No, really: what's the difference? And I'm really not trying to poo-poo everyone's fun as some kind of language police; I'm genuinely trying to understand why it is that our culture evolved to treat some invisible diseases and conditions as being different or less-real than others. Hell, even neurodegenerative conditions such as Alzheimer's and ALS are treated with sympathy and respect; but then, there's a physical aspect to them that people can identify. But if a condition affects your neurological functions, that means it's in your brain, which means it's in your body, which means it's physical. Someone with Irritable Bowel Syndrome might spend a lot of time in the bathroom, while someone with clinical depression might spend a lot of time in bed because they have a literal physical difficulty to fully wake up; guess which one is considered an excuse? It's perfectly acceptable in our society to be flip with self-diagnoses: "I'm feeling so manic / depressed / bi-polar / ADHD / anxious / etc. today." And yet, no one says "I've got a little Crohn's today, if you know what I mean" when they're having diarrhea (I don't know why I'm picking on Crohn's so much; blame Mark Millar).

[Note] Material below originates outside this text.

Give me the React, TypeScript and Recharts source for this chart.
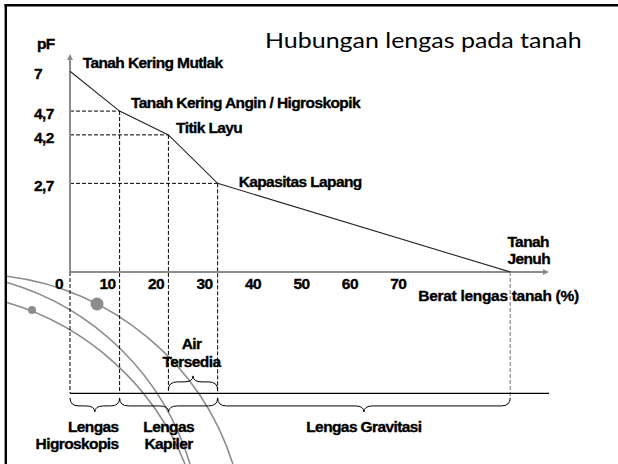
import React from 'react';
import { LineChart, Line, XAxis, YAxis, ReferenceLine } from 'recharts';

// ---- data ----
const moisture = [0, 10.23, 20.3, 30.45, 90.8]; // Berat lengas tanah (%)
const pFLabels = ['7', '4,7', '4,2', '2,7', '0'];
// schematic (non-linear) drawing height of each pF level
const pFPlot = [7, 5.61, 4.78, 3.09, 0];
const pointLabels = [
  ['Tanah Kering Mutlak'],
  ['Tanah Kering Angin / Higroskopik'],
  ['Titik Layu'],
  ['Kapasitas Lapang'],
  ['Tanah', 'Jenuh'],
];
const xTicks = [0, 10, 20, 30, 40, 50, 60, 70];
const yTicks = [pFPlot[0], pFPlot[1], pFPlot[2], pFPlot[3]];
const yTickLabels = [pFLabels[0], pFLabels[1], pFLabels[2], pFLabels[3]];
const zones = [
  { lines: ['Lengas', 'Higroskopis'], from: 0, to: 1 },
  { lines: ['Lengas', 'Kapiler'], from: 1, to: 3 },
  { lines: ['Lengas Gravitasi'], from: 3, to: 4 },
];
const availableWater = { lines: ['Air', 'Tersedia'], from: 2, to: 3 };
const title = 'Hubungan lengas pada tanah';
const xTitle = 'Berat lengas tanah (%)';
const yTitle = 'pF';

const data = moisture.map((m, i) => ({ m, pos: pFPlot[i] }));

// ---- layout ----
const X_MAX = 98.8;
const Y_MAX = 7.6;
const BASE_Y = -4.23; // horizontal base line below the axis
const BRACE_Y = -4.39; // top of the lower braces
const AIR_BRACE_Y = -4.11; // bottom of the upper brace

const labelFont: any = {
  fontFamily: "Arial, 'Liberation Sans', sans-serif",
  fontWeight: 'bold',
  fontSize: 15.5,
  letterSpacing: -0.6,
  fill: '#000',
  stroke: '#000',
  strokeWidth: 0.35,
};
const AXIS_GRAY = '#8c8c8c';
const labelOffsets = [
  [12.7, -3.2],
  [11.5, -2.7],
  [7.7, -2.3],
  [21, 3.7],
  [-2.8, -25.3],
];
const LINE_GAP = 17.3;

const renderPointLabel = (props: any) => {
  const { cx, cy, index } = props;
  const [dx, dy] = labelOffsets[index];
  return (
    <g key={`pl-${index}`}>
      {pointLabels[index].map((t, j) => (
        <text key={j} x={cx + dx} y={cy + dy + j * LINE_GAP} {...labelFont}>
          {t}
        </text>
      ))}
    </g>
  );
};

const XTick = (props: any) => {
  const { x, y, payload } = props;
  return (
    <text x={x - 11} y={y + 16.5} textAnchor="middle" {...labelFont}>
      {payload.value}
    </text>
  );
};

const YTick = (props: any) => {
  const { x, y, payload } = props;
  const idx = yTicks.indexOf(payload.value);
  return (
    <text x={x - 36} y={y + 8} textAnchor="start" {...labelFont}>
      {idx >= 0 ? yTickLabels[idx] : ''}
    </text>
  );
};

const ArrowLine = (p: any) => {
  const { x1, y1, x2, y2 } = p;
  const ang = Math.atan2(y2 - y1, x2 - x1);
  const L = 6;
  const W = 3;
  const c = Math.cos(ang);
  const s = Math.sin(ang);
  const bx = x2 - L * c;
  const by = y2 - L * s;
  const pts = `${x2},${y2} ${bx - W * s},${by + W * c} ${bx + W * s},${by - W * c}`;
  return (
    <g>
      <line x1={x1} y1={y1} x2={bx} y2={by} stroke={AXIS_GRAY} strokeWidth={2} />
      <polygon points={pts} fill={AXIS_GRAY} />
    </g>
  );
};

const bracePath = (x1: number, x2: number, y0: number, d: number) => {
  const h = 8 * d;
  const t = 6 * d;
  const xm = (x1 + x2) / 2;
  const r = Math.min(9, (x2 - x1) / 4);
  return `M ${x1} ${y0} Q ${x1} ${y0 + h} ${x1 + r} ${y0 + h} L ${xm - r} ${y0 + h} Q ${xm} ${y0 + h} ${xm} ${y0 + h + t} Q ${xm} ${y0 + h} ${xm + r} ${y0 + h} L ${x2 - r} ${y0 + h} Q ${x2} ${y0 + h} ${x2} ${y0}`;
};

const makeBrace = (lines: string[], dir: number, mode: string) => (p: any) => {
  const { x1, x2, y1 } = p;
  const xm = (x1 + x2) / 2;
  let tx = xm;
  let anchor: any = 'middle';
  if (mode === 'end') {
    tx = x2 - 1;
    anchor = 'end';
  } else if (mode === 'air') {
    tx = xm - 1.5;
  }
  const baseY = dir > 0 ? y1 + 33.7 : y1 - 41;
  const gap = dir > 0 ? LINE_GAP : 17.7;
  return (
    <g>
      <path d={bracePath(x1, x2, y1, dir)} fill="none" stroke="#000" strokeWidth={1} />
      {lines.map((t, j) => (
        <text key={j} x={tx} y={baseY + j * gap} textAnchor={anchor} {...labelFont}>
          {t}
        </text>
      ))}
    </g>
  );
};

const Background = () => (
  <svg width={618} height={464} style={{ position: 'absolute', left: 0, top: 0 }}>
    <rect x={0} y={0} width={618} height={464} fill="#fff" />
    <path d="M 7 276.3 A 273.4 273.4 0 0 1 232.9 464" fill="none" stroke={AXIS_GRAY} strokeWidth={1.6} />
    <path d="M 7 282.5 A 269.7 269.7 0 0 1 190 464" fill="none" stroke={AXIS_GRAY} strokeWidth={1.6} />
    <path d="M 7 302.6 A 275.6 275.6 0 0 1 185 464" fill="none" stroke={AXIS_GRAY} strokeWidth={1.6} />
    <circle cx={97} cy={304} r={6.5} fill={AXIS_GRAY} />
    <circle cx={32} cy={310} r={4} fill={AXIS_GRAY} />
    <line x1={4.5} y1={5.2} x2={618} y2={5.2} stroke="#000" strokeWidth={2.6} />
    <line x1={5.8} y1={4} x2={5.8} y2={464} stroke="#000" strokeWidth={2.4} />
    <text
      x={265}
      y={48.3}
      fontFamily="Lato, 'Open Sans', sans-serif"
      fontSize={21}
      textLength={316.7}
      lengthAdjust="spacingAndGlyphs"
      fill="#000"
    >
      {title}
    </text>
    <text x={37} y={49} {...labelFont}>
      {yTitle}
    </text>
    <text x={418.3} y={300.5} {...labelFont} letterSpacing={-0.3}>
      {xTitle}
    </text>
  </svg>
);

export default function App() {
  return (
    <div style={{ position: 'absolute', left: 0, top: 0, width: 618, height: 464 }}>
      <Background />
      <div style={{ position: 'absolute', left: 0, top: 0 }}>
        <LineChart
          width={618}
          height={464}
          data={data}
          margin={{ top: 54, right: 69, bottom: 162, left: 34 }}
        >
          <XAxis
            dataKey="m"
            type="number"
            domain={[0, X_MAX]}
            ticks={xTicks}
            interval={0}
            axisLine={false}
            tickLine={false}
            tickSize={0}
            tickMargin={0}
            height={30}
            tick={<XTick />}
          />
          <YAxis
            type="number"
            domain={[0, Y_MAX]}
            ticks={yTicks}
            interval={0}
            axisLine={false}
            tickLine={false}
            tickSize={0}
            tickMargin={0}
            width={36}
            tick={<YTick />}
          />
          {/* horizontal dashed guides */}
          {[1, 2, 3].map((i) => (
            <ReferenceLine
              key={`h${i}`}
              segment={[
                { x: 0, y: pFPlot[i] },
                { x: moisture[i], y: pFPlot[i] },
              ]}
              stroke="#000"
              strokeWidth={1}
              strokeDasharray="4 2"
              ifOverflow="visible"
            />
          ))}
          {/* vertical dashed guides */}
          {[0, 1, 2, 3].map((i) => (
            <ReferenceLine
              key={`v${i}`}
              segment={[
                { x: moisture[i], y: i === 0 ? 0 : pFPlot[i] },
                { x: moisture[i], y: BASE_Y },
              ]}
              stroke="#000"
              strokeWidth={1}
              strokeDasharray="4 2"
              ifOverflow="visible"
            />
          ))}
          <ReferenceLine
            segment={[
              { x: moisture[4], y: 0 },
              { x: moisture[4], y: BRACE_Y },
            ]}
            stroke="#888"
            strokeWidth={1.2}
            strokeDasharray="4 2"
            ifOverflow="visible"
          />
          {/* base line */}
          <ReferenceLine
            segment={[
              { x: 0, y: BASE_Y },
              { x: X_MAX, y: BASE_Y },
            ]}
            stroke="#000"
            strokeWidth={1.2}
            ifOverflow="visible"
          />
          {/* braces */}
          {zones.map((z, k) => (
            <ReferenceLine
              key={`z${k}`}
              segment={[
                { x: moisture[z.from], y: BRACE_Y },
                { x: moisture[z.to], y: BRACE_Y },
              ]}
              ifOverflow="visible"
              shape={makeBrace(z.lines, 1, k === 0 ? 'end' : 'middle')}
            />
          ))}
          <ReferenceLine
            segment={[
              { x: moisture[availableWater.from], y: AIR_BRACE_Y },
              { x: moisture[availableWater.to], y: AIR_BRACE_Y },
            ]}
            ifOverflow="visible"
            shape={makeBrace(availableWater.lines, -1, 'air')}
          />
          {/* axes with arrows */}
          <ReferenceLine
            segment={[
              { x: 0, y: 0 },
              { x: 0, y: Y_MAX },
            ]}
            ifOverflow="visible"
            shape={ArrowLine}
          />
          <ReferenceLine
            segment={[
              { x: 0, y: 0 },
              { x: X_MAX, y: 0 },
            ]}
            ifOverflow="visible"
            shape={ArrowLine}
          />
          <Line
            dataKey="pos"
            type="linear"
            stroke="#222"
            strokeWidth={1.1}
            dot={renderPointLabel}
            activeDot={false}
            isAnimationActive={false}
          />
        </LineChart>
      </div>
    </div>
  );
}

The question remains: how do we change that stigma? How do we make people understand that mental health is physical health, and that a few pills here and there might make it easier to cope but it doesn't make the invisible problem go away any more?
*For the record, I know that I personally still use "dumb" and "crazy,", which I can either excuse as general hypocrisy, or as an example of the constant evolution of language which — for better or for worse — does occasionally stem from some questionable roots (like how "vagina" is literally derived from "sheath for a man's sword").